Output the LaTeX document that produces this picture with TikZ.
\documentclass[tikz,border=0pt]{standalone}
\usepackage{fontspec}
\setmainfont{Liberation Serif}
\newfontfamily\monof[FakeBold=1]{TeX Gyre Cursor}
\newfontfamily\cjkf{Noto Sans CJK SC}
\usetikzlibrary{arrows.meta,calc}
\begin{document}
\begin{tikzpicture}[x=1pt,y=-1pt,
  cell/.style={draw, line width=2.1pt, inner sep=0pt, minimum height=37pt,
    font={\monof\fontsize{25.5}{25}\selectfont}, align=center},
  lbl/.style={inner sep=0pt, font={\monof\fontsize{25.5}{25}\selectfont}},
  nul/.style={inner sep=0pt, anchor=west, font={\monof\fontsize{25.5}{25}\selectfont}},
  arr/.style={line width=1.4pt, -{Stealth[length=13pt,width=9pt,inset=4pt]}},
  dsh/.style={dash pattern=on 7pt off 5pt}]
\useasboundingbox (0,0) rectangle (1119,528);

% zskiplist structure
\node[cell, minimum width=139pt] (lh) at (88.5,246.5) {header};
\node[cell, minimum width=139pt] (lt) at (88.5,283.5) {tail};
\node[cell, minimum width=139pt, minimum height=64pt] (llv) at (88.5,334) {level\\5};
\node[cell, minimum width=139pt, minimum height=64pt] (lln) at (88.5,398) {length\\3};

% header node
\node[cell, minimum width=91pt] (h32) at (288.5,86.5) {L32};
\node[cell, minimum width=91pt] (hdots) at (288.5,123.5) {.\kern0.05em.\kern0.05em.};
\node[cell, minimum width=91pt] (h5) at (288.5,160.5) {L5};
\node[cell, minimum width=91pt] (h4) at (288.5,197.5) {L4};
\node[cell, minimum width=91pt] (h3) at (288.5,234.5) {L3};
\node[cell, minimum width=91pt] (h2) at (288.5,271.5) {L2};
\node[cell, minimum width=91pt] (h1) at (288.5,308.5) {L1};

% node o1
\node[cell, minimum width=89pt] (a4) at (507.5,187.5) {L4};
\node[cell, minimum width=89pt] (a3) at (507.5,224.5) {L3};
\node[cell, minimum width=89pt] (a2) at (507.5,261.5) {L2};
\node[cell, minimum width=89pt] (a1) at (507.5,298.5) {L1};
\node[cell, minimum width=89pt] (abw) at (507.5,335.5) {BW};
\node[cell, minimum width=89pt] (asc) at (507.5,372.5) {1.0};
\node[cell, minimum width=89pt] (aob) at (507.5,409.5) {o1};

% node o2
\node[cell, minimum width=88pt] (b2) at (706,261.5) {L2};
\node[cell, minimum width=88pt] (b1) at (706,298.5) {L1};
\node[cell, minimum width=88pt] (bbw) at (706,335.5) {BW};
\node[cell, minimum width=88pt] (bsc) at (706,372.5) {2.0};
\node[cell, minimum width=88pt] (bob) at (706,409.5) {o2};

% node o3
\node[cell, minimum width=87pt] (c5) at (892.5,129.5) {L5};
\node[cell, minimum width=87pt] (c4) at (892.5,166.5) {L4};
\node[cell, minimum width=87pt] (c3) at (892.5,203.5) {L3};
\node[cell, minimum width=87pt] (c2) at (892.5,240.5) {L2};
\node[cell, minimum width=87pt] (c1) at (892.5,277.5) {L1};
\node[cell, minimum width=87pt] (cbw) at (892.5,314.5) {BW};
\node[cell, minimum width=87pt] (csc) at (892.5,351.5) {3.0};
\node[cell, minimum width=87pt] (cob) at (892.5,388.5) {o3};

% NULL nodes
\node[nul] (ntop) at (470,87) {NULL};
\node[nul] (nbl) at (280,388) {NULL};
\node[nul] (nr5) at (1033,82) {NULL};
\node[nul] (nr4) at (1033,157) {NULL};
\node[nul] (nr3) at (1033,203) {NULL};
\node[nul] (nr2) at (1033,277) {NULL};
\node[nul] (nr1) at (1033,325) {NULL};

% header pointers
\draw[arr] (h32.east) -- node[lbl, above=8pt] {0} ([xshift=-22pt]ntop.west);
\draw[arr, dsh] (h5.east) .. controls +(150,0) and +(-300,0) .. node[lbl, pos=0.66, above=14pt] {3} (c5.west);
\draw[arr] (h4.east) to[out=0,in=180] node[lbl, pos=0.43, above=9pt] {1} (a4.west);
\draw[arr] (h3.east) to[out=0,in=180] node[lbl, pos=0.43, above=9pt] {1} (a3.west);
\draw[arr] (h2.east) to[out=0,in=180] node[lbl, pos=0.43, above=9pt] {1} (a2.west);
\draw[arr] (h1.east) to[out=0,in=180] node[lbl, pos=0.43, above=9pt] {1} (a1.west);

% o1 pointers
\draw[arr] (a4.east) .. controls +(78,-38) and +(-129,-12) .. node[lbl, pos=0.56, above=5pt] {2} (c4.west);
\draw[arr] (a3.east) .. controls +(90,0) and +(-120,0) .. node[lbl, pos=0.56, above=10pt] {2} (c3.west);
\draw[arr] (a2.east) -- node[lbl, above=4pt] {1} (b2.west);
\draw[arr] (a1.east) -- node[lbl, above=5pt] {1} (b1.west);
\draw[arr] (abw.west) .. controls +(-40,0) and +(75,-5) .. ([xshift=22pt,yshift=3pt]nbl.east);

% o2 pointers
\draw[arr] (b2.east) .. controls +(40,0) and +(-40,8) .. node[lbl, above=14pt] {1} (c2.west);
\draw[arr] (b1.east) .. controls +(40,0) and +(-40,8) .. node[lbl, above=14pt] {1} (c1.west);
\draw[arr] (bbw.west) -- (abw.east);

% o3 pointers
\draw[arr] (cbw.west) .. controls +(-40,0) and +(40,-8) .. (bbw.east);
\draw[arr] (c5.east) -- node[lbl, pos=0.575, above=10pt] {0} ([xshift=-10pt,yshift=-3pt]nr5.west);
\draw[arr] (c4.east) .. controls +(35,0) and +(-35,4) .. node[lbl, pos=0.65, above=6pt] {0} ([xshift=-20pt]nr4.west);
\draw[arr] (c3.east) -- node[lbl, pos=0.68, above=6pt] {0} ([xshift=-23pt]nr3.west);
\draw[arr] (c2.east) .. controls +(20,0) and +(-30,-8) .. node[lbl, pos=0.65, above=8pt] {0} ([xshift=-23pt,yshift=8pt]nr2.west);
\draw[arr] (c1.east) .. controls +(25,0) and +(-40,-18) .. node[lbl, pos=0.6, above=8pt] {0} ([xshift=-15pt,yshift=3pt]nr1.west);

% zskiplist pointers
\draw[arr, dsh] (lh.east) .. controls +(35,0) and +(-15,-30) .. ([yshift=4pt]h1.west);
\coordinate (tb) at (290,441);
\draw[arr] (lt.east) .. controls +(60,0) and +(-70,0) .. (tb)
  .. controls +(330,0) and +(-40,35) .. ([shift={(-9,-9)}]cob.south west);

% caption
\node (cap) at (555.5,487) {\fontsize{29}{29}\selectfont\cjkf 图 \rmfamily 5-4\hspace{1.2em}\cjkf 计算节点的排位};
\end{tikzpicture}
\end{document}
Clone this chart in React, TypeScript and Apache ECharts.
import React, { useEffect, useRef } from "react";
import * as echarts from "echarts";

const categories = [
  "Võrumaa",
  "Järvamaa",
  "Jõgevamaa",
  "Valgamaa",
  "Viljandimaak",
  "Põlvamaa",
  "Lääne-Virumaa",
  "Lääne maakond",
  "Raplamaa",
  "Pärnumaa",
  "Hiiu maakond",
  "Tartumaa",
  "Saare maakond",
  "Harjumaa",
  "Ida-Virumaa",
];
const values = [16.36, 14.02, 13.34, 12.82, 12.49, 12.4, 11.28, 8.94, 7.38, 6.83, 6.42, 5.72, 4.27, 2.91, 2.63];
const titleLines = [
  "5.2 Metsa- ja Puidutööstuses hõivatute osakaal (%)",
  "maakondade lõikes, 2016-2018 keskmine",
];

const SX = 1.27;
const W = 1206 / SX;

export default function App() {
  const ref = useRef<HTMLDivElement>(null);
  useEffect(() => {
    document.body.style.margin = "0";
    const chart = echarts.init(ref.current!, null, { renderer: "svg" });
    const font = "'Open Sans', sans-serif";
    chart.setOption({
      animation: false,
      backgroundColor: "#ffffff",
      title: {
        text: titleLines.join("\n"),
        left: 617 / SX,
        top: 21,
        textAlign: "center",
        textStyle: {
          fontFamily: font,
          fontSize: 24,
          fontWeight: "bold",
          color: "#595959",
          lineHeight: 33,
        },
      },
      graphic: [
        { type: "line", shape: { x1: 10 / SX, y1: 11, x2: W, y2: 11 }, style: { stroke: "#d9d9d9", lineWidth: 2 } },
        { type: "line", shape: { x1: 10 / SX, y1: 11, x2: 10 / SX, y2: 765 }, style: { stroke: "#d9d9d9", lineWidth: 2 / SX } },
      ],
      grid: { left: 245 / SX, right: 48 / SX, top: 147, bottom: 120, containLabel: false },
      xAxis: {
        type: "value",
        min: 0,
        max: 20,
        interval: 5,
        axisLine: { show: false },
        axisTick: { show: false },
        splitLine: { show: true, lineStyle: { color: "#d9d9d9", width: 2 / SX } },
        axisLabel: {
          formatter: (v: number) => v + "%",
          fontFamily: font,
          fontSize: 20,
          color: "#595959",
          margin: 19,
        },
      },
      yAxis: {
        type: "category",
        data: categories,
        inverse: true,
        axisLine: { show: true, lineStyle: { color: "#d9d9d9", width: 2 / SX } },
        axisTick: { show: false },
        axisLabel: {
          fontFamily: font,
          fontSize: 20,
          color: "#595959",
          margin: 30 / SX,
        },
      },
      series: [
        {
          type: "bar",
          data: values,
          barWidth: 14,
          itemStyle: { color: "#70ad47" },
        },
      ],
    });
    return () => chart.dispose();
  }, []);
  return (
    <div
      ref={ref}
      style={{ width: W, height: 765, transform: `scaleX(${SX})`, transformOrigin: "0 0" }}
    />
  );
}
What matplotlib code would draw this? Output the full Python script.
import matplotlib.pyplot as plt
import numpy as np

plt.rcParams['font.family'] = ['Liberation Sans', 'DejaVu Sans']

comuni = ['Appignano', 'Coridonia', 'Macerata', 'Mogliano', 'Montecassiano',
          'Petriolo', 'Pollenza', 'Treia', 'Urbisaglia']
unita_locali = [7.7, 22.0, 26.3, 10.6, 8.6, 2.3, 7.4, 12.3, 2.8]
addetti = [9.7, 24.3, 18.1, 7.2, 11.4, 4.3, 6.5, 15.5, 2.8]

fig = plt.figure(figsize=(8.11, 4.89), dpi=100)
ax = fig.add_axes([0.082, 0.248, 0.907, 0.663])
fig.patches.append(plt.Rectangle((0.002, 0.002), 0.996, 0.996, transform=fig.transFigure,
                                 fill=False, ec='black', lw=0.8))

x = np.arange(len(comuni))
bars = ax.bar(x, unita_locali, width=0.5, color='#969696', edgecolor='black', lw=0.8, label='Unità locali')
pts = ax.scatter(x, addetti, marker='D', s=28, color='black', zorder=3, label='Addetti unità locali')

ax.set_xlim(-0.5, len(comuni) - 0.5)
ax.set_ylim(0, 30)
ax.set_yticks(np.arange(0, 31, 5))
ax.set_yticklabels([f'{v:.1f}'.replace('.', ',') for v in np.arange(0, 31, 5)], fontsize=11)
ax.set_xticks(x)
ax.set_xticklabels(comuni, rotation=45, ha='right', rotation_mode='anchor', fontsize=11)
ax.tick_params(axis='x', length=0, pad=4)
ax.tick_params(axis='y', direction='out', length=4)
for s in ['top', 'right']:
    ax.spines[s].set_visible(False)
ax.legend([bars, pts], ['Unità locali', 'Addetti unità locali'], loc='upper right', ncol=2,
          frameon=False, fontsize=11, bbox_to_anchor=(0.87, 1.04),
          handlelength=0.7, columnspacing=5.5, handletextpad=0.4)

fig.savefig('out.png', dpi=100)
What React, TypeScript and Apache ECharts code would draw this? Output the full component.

TASK TO CARRY OUT: From the line with "Clone this chart" through the line with "const W = 1206 / SX;", repeat every line exactly, both ends included, and nothing outside that range.

REPLY:
Clone this chart in React, TypeScript and Apache ECharts.
import React, { useEffect, useRef } from "react";
import * as echarts from "echarts";

const categories = [
  "Võrumaa",
  "Järvamaa",
  "Jõgevamaa",
  "Valgamaa",
  "Viljandimaak",
  "Põlvamaa",
  "Lääne-Virumaa",
  "Lääne maakond",
  "Raplamaa",
  "Pärnumaa",
  "Hiiu maakond",
  "Tartumaa",
  "Saare maakond",
  "Harjumaa",
  "Ida-Virumaa",
];
const values = [16.36, 14.02, 13.34, 12.82, 12.49, 12.4, 11.28, 8.94, 7.38, 6.83, 6.42, 5.72, 4.27, 2.91, 2.63];
const titleLines = [
  "5.2 Metsa- ja Puidutööstuses hõivatute osakaal (%)",
  "maakondade lõikes, 2016-2018 keskmine",
];

const SX = 1.27;
const W = 1206 / SX;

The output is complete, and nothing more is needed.